A jovian eclipse from Callisto
- Part 1
Callisto is the most distant of Jupiter's four large satellites. It is smaller than
Ganymede, but larger than Io and Europa. Like Europa, Callisto may harbor an ocean of
liquid water beneath a crust of ice and rock. Callisto's crust is thought to be about
100 miles thick, so it is unlikely that this ocean is host to any life forms, if indeed it
does exist.
In this image we are looking at Jupiter from a position about 5 °
from Callisto's north pole. The eclipsed Sun is
just emerging from behind Jupiter's right limb. While the Sun itself cannot
yet be
seen (though the Sun's corona is beginning to emerge from behind
Jupiter's right limb and ring), the red component of its light is refracted by Jupiter's upper atmosphere and is
visible as a sanguine crescent. This light gives Callisto's otherwise brown and gray
surface a ruddy complexion.
Because we
are looking inward toward the center of the Solar System, three of the four
inner planets are visible in this rendering.
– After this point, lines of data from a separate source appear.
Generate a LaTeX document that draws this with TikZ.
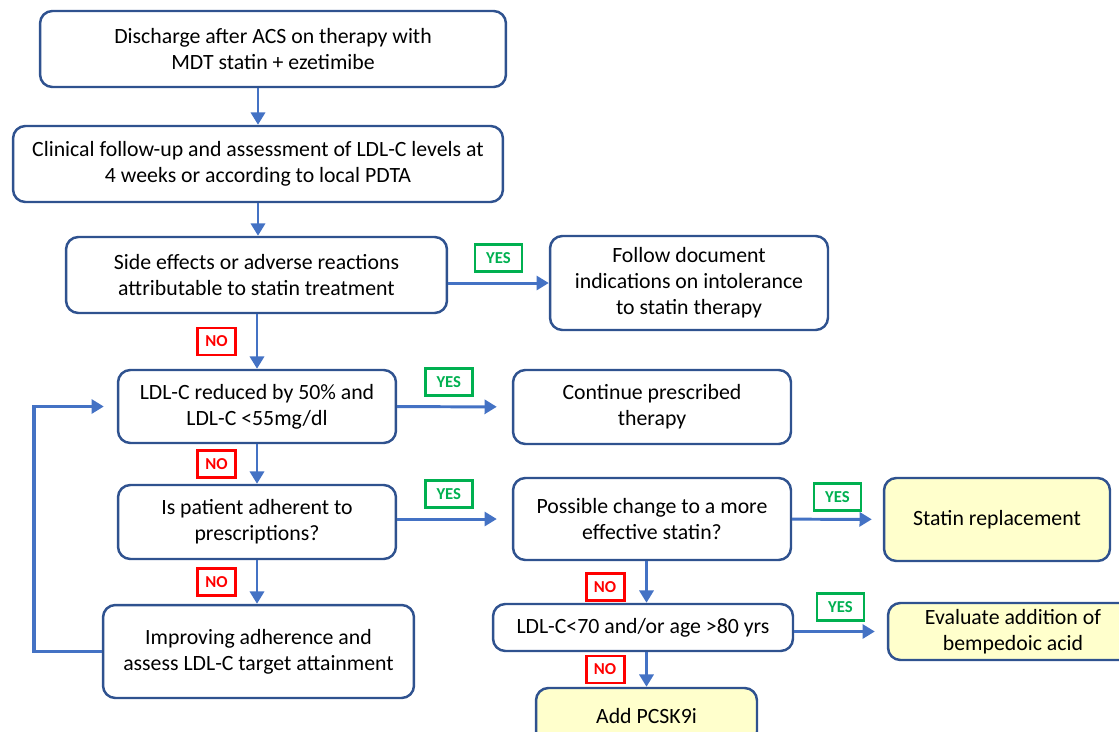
\documentclass[tikz,border=0pt]{standalone}
\usepackage{fontspec}
\setmainfont{Carlito}
\usetikzlibrary{arrows.meta, positioning, calc}

\definecolor{boxblue}{HTML}{2F528F}
\definecolor{arrblue}{HTML}{4472C4}
\definecolor{noteyellow}{HTML}{FFFFCC}
\definecolor{yesgreen}{HTML}{00B050}
\definecolor{nored}{HTML}{FF0000}

\begin{document}
\begin{tikzpicture}[x=0.02cm, y=-0.02cm,
    box/.style={draw=boxblue, line width=1.4pt, rounded corners=7pt, align=center,
        font=\fontsize{12.4}{14.8}\selectfont, inner sep=2pt},
    endbox/.style={box, fill=noteyellow},
    arr/.style={draw=arrblue, line width=1.7pt, -{Triangle[length=7pt, width=8pt]}},
    yes/.style={draw=yesgreen, text=yesgreen, line width=1.6pt, font=\fontsize{9.5}{10}\selectfont\bfseries,
        minimum width=0.94cm, minimum height=0.54cm, inner sep=1pt},
    no/.style={yes, draw=nored, text=nored, minimum width=0.76cm}]

    \useasboundingbox (0,0) rectangle (1119,731);
    \clip (0,0) rectangle (1119,731);

    % main column
    \node[box, minimum width=9.32cm, minimum height=1.52cm] (dis) at (273,49) {Discharge after ACS on therapy with\\MDT statin + ezetimibe};
    \node[box, minimum width=9.8cm, minimum height=1.52cm] (fup) at (258,164) {Clinical follow-up and assessment of LDL-C levels at\\4 weeks or according to local PDTA};
    \node[box, minimum width=7.62cm, minimum height=1.52cm] (side) at (256.5,275) {Side effects or adverse reactions\\attributable to statin treatment};
    \node[box, minimum width=5.56cm, minimum height=1.46cm] (ldl) at (257,406.5) {LDL-C reduced by 50\% and\\LDL-C <55mg/dl};
    \node[box, minimum width=5.56cm, minimum height=1.48cm] (adh) at (257,522) {Is patient adherent to\\prescriptions?};
    \node[box, minimum width=6.22cm, minimum height=1.86cm] (imp) at (258.5,651.5) {Improving adherence and\\assess LDL-C target attainment};

    % right side
    \node[box, minimum width=5.56cm, minimum height=1.88cm] (intol) at (689,283) {Follow document\\indications on intolerance\\to statin therapy};
    \node[box, minimum width=5.56cm, minimum height=1.48cm] (cont) at (652,407) {Continue prescribed\\therapy};
    \node[box, minimum width=5.56cm, minimum height=1.64cm] (poss) at (652,519) {Possible change to a more\\effective statin?};
    \node[box, minimum width=6.0cm, minimum height=0.94cm] (ldlage) at (643,627.5) {LDL-C<70 and/or age >80 yrs};
    \node[endbox, minimum width=4.52cm, minimum height=1.66cm] (repl) at (997,519.5) {Statin replacement};
    \node[endbox, minimum width=5.0cm, minimum height=1.14cm] (bemp) at (1013,631.5) {Evaluate addition of\\bempedoic acid};
    \node[endbox, minimum width=4.42cm, minimum height=1.12cm] (pcsk) at (646.5,716) {Add PCSK9i};

    % connectors
    \draw[arr] (dis.south -| fup) -- (fup.north);
    \draw[arr] (fup.south) -- (side.north -| fup);
    \draw[arr] (side.south -| ldl) -- node[no, left=0.4cm] {NO} (ldl.north);
    \draw[arr] (side.east |- intol) -- node[yes, above=0.2cm] {YES} (intol.west);
    \draw[arr, shorten >=0.3cm] (ldl) -- node[yes, above=0.2cm, pos=0.45] {YES} (cont);
    \draw[arr] (ldl) -- node[no, left=0.4cm] {NO} (adh);
    \draw[arr] (adh.south) -- node[no, left=0.4cm] {NO} (adh.south |- imp.north);
    \draw[arr, shorten >=0.3cm] (adh.east |- poss) -- node[yes, above=0.2cm, pos=0.45] {YES} (poss.west);
    \draw[arr, shorten >=0.22cm] (poss) -- node[yes, above=0.15cm] {YES} (repl);
    \draw[arr] (poss.south -| pcsk) -- node[no, left=0.42cm, yshift=-0.1cm] {NO} (ldlage.north -| pcsk);
    \draw[arr, shorten >=0.24cm] (ldlage.east |- bemp) -- node[yes, above=0.2cm] {YES} (bemp.west);
    \draw[arr] (ldlage.south -| pcsk) -- node[no, left=0.42cm] {NO} (pcsk.north);
    \draw[arr, line width=2.2pt, shorten >=0.26cm] (imp.west) -- ++(-68,0) |- (ldl.west);
\end{tikzpicture}
\end{document}
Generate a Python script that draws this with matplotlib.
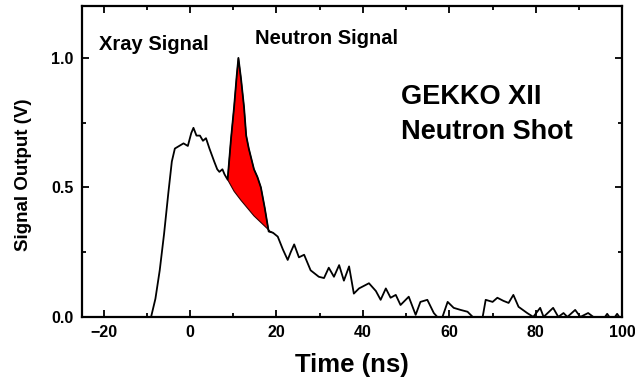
import matplotlib
matplotlib.use("Agg")
import matplotlib.pyplot as plt
from matplotlib.ticker import MultipleLocator, FormatStrFormatter

plt.rcParams['font.family'] = ['Liberation Sans', 'DejaVu Sans']
plt.rcParams['font.weight'] = 'bold'

#%% Signal trace (time in ns, output in V)
time_ns = [-25, -9, -8, -7, -6, -5, -4.2, -3.5, -2.5, -1.5, -0.5, 0.3, 0.8, 1.5, 2.3, 3.0, 3.7,
           4.5, 5.6, 6.3, 6.8, 7.5, 8.0, 8.7, 9.5, 10.2, 10.8, 11.2, 11.8, 12.5, 13.0, 13.6,
           14.8, 15.6, 16.4, 17.3, 18.2, 19.2, 20.3, 21.5, 22.6, 23.3, 24.1, 25.2, 26.4, 27.9,
           29.8, 31.0, 32.1, 33.3, 34.5, 35.6, 36.8, 37.9, 39.1, 41.4, 43.0, 44.1, 45.3, 46.4,
           47.6, 48.7, 50.6, 52.2, 53.3, 54.9, 56.4, 57.2, 58.4, 59.6, 61.0, 62.6, 64.2, 65.4,
           67.7, 68.4, 70.0, 71.1, 72.5, 73.7, 74.8, 76.0, 78.0, 79.4, 81.0, 81.8, 84.0, 85.2,
           86.4, 87.3, 89.1, 90.3, 92.1, 93.3, 96.0, 96.5, 97.0, 98.3, 98.8, 99.3, 100]
signal_v = [0, 0, 0.07, 0.18, 0.32, 0.48, 0.60, 0.65, 0.66, 0.67, 0.66, 0.71, 0.73, 0.70, 0.70,
            0.68, 0.69, 0.65, 0.60, 0.57, 0.56, 0.57, 0.55, 0.53, 0.69, 0.81, 0.93, 1.00, 0.92,
            0.81, 0.70, 0.65, 0.57, 0.54, 0.50, 0.42, 0.33, 0.325, 0.31, 0.26, 0.22, 0.25, 0.28,
            0.23, 0.24, 0.18, 0.155, 0.15, 0.19, 0.155, 0.20, 0.14, 0.195, 0.09, 0.11, 0.13,
            0.10, 0.066, 0.11, 0.074, 0.085, 0.046, 0.078, 0.008, 0.058, 0.066, 0.015, 0, 0,
            0.058, 0.035, 0.027, 0.02, 0, 0, 0.066, 0.058, 0.074, 0.062, 0.054, 0.085, 0.039,
            0.015, 0, 0.035, 0, 0.035, 0, 0.015, 0, 0.027, 0, 0.015, 0, 0, 0.012, 0, 0, 0.012,
            0, 0]

# lower edge of the shaded neutron part (xray tail underneath)
tail_t = [8.7, 10.2, 11.8, 14.8, 18.7, 19.2]
tail_v = [0.53, 0.485, 0.45, 0.39, 0.328, 0.325]
neutron_start = 8.7
neutron_end = 19.2

fig = plt.figure(figsize=(6.35, 3.8), dpi=100)
ax = fig.add_axes([0.129, 0.166, 0.851, 0.818])

# red neutron region: signal on top, tail underneath
top = [(t, v) for t, v in zip(time_ns, signal_v) if neutron_start <= t <= neutron_end]
poly_t = [p[0] for p in top] + tail_t[::-1]
poly_v = [p[1] for p in top] + tail_v[::-1]
ax.fill(poly_t, poly_v, facecolor='#ff0000', edgecolor='#300000', linewidth=0.8, zorder=2)
ax.plot(time_ns, signal_v, color='black', linewidth=1.3, zorder=3)

ax.set_xlim(-25, 100)
ax.set_ylim(0, 1.2)
ax.xaxis.set_major_locator(MultipleLocator(20))
ax.xaxis.set_minor_locator(MultipleLocator(10))
ax.yaxis.set_major_locator(MultipleLocator(0.5))
ax.yaxis.set_minor_locator(MultipleLocator(0.25))
ax.yaxis.set_major_formatter(FormatStrFormatter('%.1f'))
ax.tick_params(which='both', direction='in', top=True, right=True, width=1.3)
ax.tick_params(which='major', length=5, labelsize=11.5, pad=6)
ax.tick_params(which='minor', length=3)
for lab in ax.get_xticklabels() + ax.get_yticklabels():
    lab.set_fontweight('bold')
for s in ax.spines.values():
    s.set_linewidth(1.6)

ax.set_xlabel('Time (ns)', fontsize=18.5, fontweight='bold')
ax.xaxis.set_label_coords(0.5, -0.115)
ax.set_ylabel('Signal Output (V)', fontsize=13.5, fontweight='bold')
ax.yaxis.set_label_coords(-0.093, 0.457)

ax.text(-21, 1.05, 'Xray Signal', fontsize=14.5, fontweight='bold', va='center')
ax.text(15, 1.074, 'Neutron Signal', fontsize=14.5, fontweight='bold', va='center')
ax.text(48.7, 0.85, 'GEKKO XII', fontsize=19.5, fontweight='bold', va='center')
ax.text(48.7, 0.713, 'Neutron Shot', fontsize=19.5, fontweight='bold', va='center')

plt.savefig('out.png', dpi=100)
plt.close()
Appearing like a bright bluish
star to the far left is the Earth, and to the right below the plane of
Jupiter's ring is yellowish Venus, and just up and right of Venus is coppery
Mercury. The faint, whitish band of light running across the sky and nearly
parallel to Jupiter's equator is not the Milky way, rather it is dust in the
plane of the ecliptic known to Earth-bound observers as the Zodiacal Light.